No, puesto que en primer lugar se trata del otro como otro, es decir, del otro como real. Yo no soy solamente mi idea o mi construcción mental de mí mismo. Supongamos que estamos navegando por el mar, y surge en el lejano horizonte otro barco, o un avión diminuto, tan minúsculo que parece casi no existir; sin embargo, razonablemente uno se da cuenta de que allá hay hombres, cada uno con su propio mundo interior. La ética consiste justamente en tomar nota práctica de esa realidad.
¿Cómo ve usted lo que afirman los filósofos analíticos y empiristas: en concreto, la negación completa de la trascendencia y su marginación del discurso filosófico? Dicen que, aun cuando a alguien le pudiera personalmente ayudar la idea de la trascendencia, se le podría responder que, a pesar de ello, tal idea no juega papel alguno en el trabajo científico, ya que hay que proceder de manera puramente empírica y decididamente racional. ¿Cómo delimita usted su filosofía frente a esta actitud?
Yo diría que sólo están procediendo de manera empírica y no racional. Empíricos sí lo son en realidad: quienes están muy lejos son empíricamente muy pequeños, pero como ser racional sé que son igual de grandes que yo. Esta afirmación no es una afirmación empírica: esto lo sé de antemano, pero puedo posteriormente verificarlo de modo empírico: según me voy acercando a ellos, se me antojan más grandes. Pero aún sigue siendo verdad que se diferencian de mí.
Mire, si usted tiene dolores, eso nunca será empírico para mí, porque son sus dolores y no los míos. Su dolor de muelas no me duele a mí. Si usted me lo cuenta, o yo me hago cargo de que usted tiene dolor de muelas, y si me tomo igualmente en serio el dolor de muelas de otra persona que el mío propio, aunque para mí no sea empírico, entonces estoy actuando como un ser responsable y racional, un ser que trasciende, que asimila como propio algo ajeno a sí mismo.
Yo diría que los empiristas partidarios de la mencionada frase de Hume reducen la realidad a lo que puede percibirse inmediatamente por los sentidos. Esto no es racional ni responsable.
Naturalmente, los empiristas saben, y al mismo tiempo se lo echan en cara a los teólogos, que, con su concepto de Dios, éstos abren un vacío teórico y lo utilizan, por así decirlo, únicamente como tabla de salvación. ¿Qué dice al respecto?
En primer término, deseo subrayar que las reflexiones que he hecho anteriormente no incluyen el concepto de Dios. La realidad del dolor o de la alegría del prójimo también puede ser real si soy un ateo. Alguien puede decir que para él eso no existe, y asegurar: Para mí sólo existe lo que vivo y experimento.

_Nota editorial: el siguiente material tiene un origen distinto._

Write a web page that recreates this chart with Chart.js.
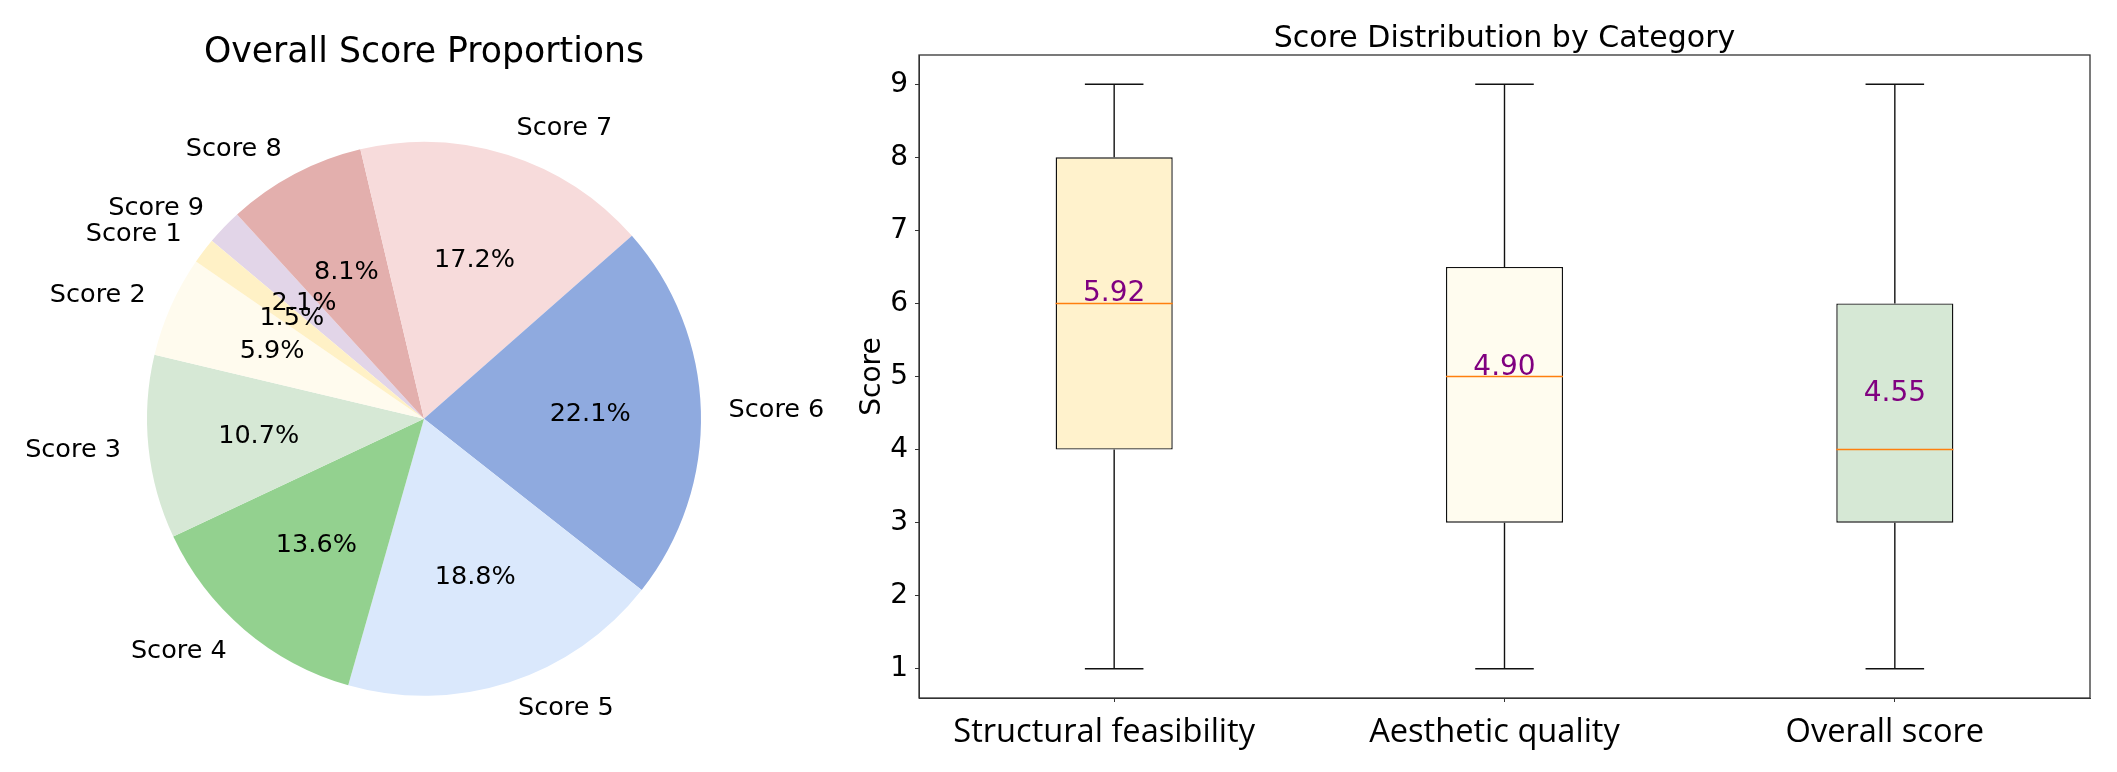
<!DOCTYPE html>
<html>
<head>
<meta charset="utf-8">
<script src="https://cdn.jsdelivr.net/npm/chart.js@4.4.1/dist/chart.umd.min.js"></script>
<style>
  body { margin: 0; background: #fff; }
  #pieBox { position: absolute; left: 0; top: 0; width: 850px; height: 772px; }
  #boxBox { position: absolute; left: 850px; top: 0; width: 1267px; height: 772px; }
</style>
</head>
<body>
<div id="pieBox"><canvas id="pieChart"></canvas></div>
<div id="boxBox"><canvas id="boxChart"></canvas></div>
<script>
// pie: share of each overall score (percent)
const scoreLabels = ['Score 1', 'Score 2', 'Score 3', 'Score 4', 'Score 5', 'Score 6', 'Score 7', 'Score 8', 'Score 9'];
const scoreShares = [1.5, 5.9, 10.7, 13.6, 18.8, 22.1, 17.2, 8.1, 2.1];
const scoreColors = ['#FFF1C6', '#FFFBEE', '#D6E8D5', '#93D18F', '#DAE8FC', '#8FAADF', '#F7DBDB', '#E3AFAD', '#E2D5E8'];

// box plot: five-number summary + mean per category
const categories = ['Structural feasibility', 'Aesthetic quality', 'Overall score'];
const mins = [1, 1, 1];
const q1s = [4, 3, 3];
const medians = [6, 5, 4];
const q3s = [8, 6.5, 6];
const maxs = [9, 9, 9];
const means = [5.92, 4.90, 4.55];
const boxColors = ['#FFF2CC', '#FFFCEF', '#D6E8D5'];
const yTicks = [1, 2, 3, 4, 5, 6, 7, 8, 9];

Chart.defaults.font.family = '"DejaVu Sans"';
Chart.defaults.color = '#000';

// labels outside the slices and percentages inside, like matplotlib's pie
const pieText = {
  id: 'pieText',
  afterDatasetsDraw(chart) {
    const ctx = chart.ctx;
    const arcs = chart.getDatasetMeta(0).data;
    const vals = chart.data.datasets[0].data;
    ctx.save();
    ctx.font = '25.5px "DejaVu Sans"';
    ctx.fillStyle = '#000';
    ctx.textBaseline = 'middle';
    arcs.forEach((arc, i) => {
      const mid = (arc.startAngle + arc.endAngle) / 2;
      const cos = Math.cos(mid), sin = Math.sin(mid);
      const r = arc.outerRadius;
      ctx.textAlign = cos > 0 ? 'left' : 'right';
      ctx.fillText(chart.data.labels[i], arc.x + 1.1 * r * cos, arc.y + 1.1 * r * sin);
      ctx.textAlign = 'center';
      ctx.fillText(vals[i].toFixed(1) + '%', arc.x + 0.6 * r * cos, arc.y + 0.6 * r * sin);
    });
    ctx.restore();
  }
};

// matplotlib goes counter-clockwise, Chart.js clockwise: feed it reversed
new Chart(document.getElementById('pieChart'), {
  type: 'pie',
  data: {
    labels: scoreLabels.slice().reverse(),
    datasets: [{
      data: scoreShares.slice().reverse(),
      backgroundColor: scoreColors.slice().reverse(),
      borderWidth: 0,
      hoverOffset: 0
    }]
  },
  options: {
    responsive: true,
    maintainAspectRatio: false,
    animation: false,
    events: [],
    rotation: -50,
    layout: { padding: { left: 147, right: 149, top: 0, bottom: 76 } },
    plugins: {
      legend: { display: false },
      tooltip: { enabled: false },
      title: {
        display: true,
        fullSize: false,
        text: 'Overall Score Proportions',
        color: '#000',
        font: { size: 34.7, weight: 'normal', family: '"DejaVu Sans"' },
        padding: { top: 32, bottom: 68 }
      }
    }
  },
  plugins: [pieText]
});

// whiskers, caps, medians, mean labels and the full frame
const boxParts = {
  id: 'boxParts',
  afterDatasetsDraw(chart) {
    const { ctx, chartArea, scales: { x, y } } = chart;
    const bars = chart.getDatasetMeta(0).data;
    ctx.save();
    categories.forEach((c, i) => {
      const cx = x.getPixelForValue(i);
      const half = bars[i].width / 2;
      const capHalf = half / 2;
      const yMin = y.getPixelForValue(mins[i]);
      const yMax = y.getPixelForValue(maxs[i]);
      ctx.strokeStyle = '#111';
      ctx.lineWidth = 1.4;
      ctx.beginPath();
      ctx.moveTo(cx, y.getPixelForValue(q1s[i]));
      ctx.lineTo(cx, yMin);
      ctx.moveTo(cx, y.getPixelForValue(q3s[i]));
      ctx.lineTo(cx, yMax);
      ctx.moveTo(cx - capHalf, yMin);
      ctx.lineTo(cx + capHalf, yMin);
      ctx.moveTo(cx - capHalf, yMax);
      ctx.lineTo(cx + capHalf, yMax);
      ctx.stroke();

      const yMed = y.getPixelForValue(medians[i]);
      ctx.strokeStyle = '#FF7F0E';
      ctx.lineWidth = 1.6;
      ctx.beginPath();
      ctx.moveTo(cx - half, yMed);
      ctx.lineTo(cx + half, yMed);
      ctx.stroke();

      ctx.fillStyle = '#800080';
      ctx.font = '28px "DejaVu Sans"';
      ctx.textAlign = 'center';
      ctx.textBaseline = 'alphabetic';
      ctx.fillText(means[i].toFixed(2), cx, y.getPixelForValue(means[i]) - 8.5);
    });
    ctx.strokeStyle = '#333';
    ctx.lineWidth = 1.3;
    ctx.strokeRect(chartArea.left, chartArea.top, chartArea.width, chartArea.height);
    ctx.restore();
  }
};

new Chart(document.getElementById('boxChart'), {
  type: 'bar',
  data: {
    labels: categories,
    datasets: [{
      data: categories.map((c, i) => [q1s[i], q3s[i]]),
      backgroundColor: boxColors,
      borderColor: '#111',
      borderWidth: 1.4,
      borderSkipped: false,
      barPercentage: 0.3,
      categoryPercentage: 1
    }]
  },
  options: {
    responsive: true,
    maintainAspectRatio: false,
    animation: false,
    events: [],
    layout: { padding: { left: 0, right: 27, top: 0, bottom: 0 } },
    plugins: {
      legend: { display: false },
      tooltip: { enabled: false },
      title: {
        display: true,
        fullSize: false,
        text: 'Score Distribution by Category',
        color: '#000',
        font: { size: 30, weight: 'normal', family: '"DejaVu Sans"', lineHeight: 1 },
        padding: { top: 24, bottom: 1 }
      }
    },
    scales: {
      x: {
        offset: true,
        grid: { drawOnChartArea: false, offset: false, tickLength: 4, color: '#333' },
        border: { color: '#333' },
        ticks: { color: '#000', padding: 11, labelOffset: -10, font: { size: 32.6, family: '"Open Sans"' } },
        afterFit(axis) { axis.height = 74; }
      },
      y: {
        min: 0.6,
        max: 9.4,
        afterBuildTicks(axis) { axis.ticks = yTicks.map(v => ({ value: v })); },
        grid: { drawOnChartArea: false, tickLength: 4, color: '#333' },
        border: { color: '#333' },
        ticks: { color: '#000', padding: 7, font: { size: 28, family: '"DejaVu Sans"' } },
        title: {
          display: true,
          text: 'Score',
          color: '#000',
          font: { size: 28, family: '"DejaVu Sans"' },
          padding: { top: 6, bottom: 0 }
        },
        afterFit(axis) { axis.width = 69; }
      }
    }
  },
  plugins: [boxParts]
});
</script>
</body>
</html>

Entonces yo diría: una persona que fuese consecuente con ese planteamiento resultaría tan amoral que sería preferible no tener nada que ver con ella.
Si no puedo representar nada real para él, y si el mundo sólo se le antoja un sueño, entonces se excluye deliberadamente de la sociedad humana. Yo diría que la afirmación de la razón, básicamente, es la afirmación del mundo desde el punto de vista de la ley natural. Cualquier persona normal, de la calle, piensa así, gracias a Dios.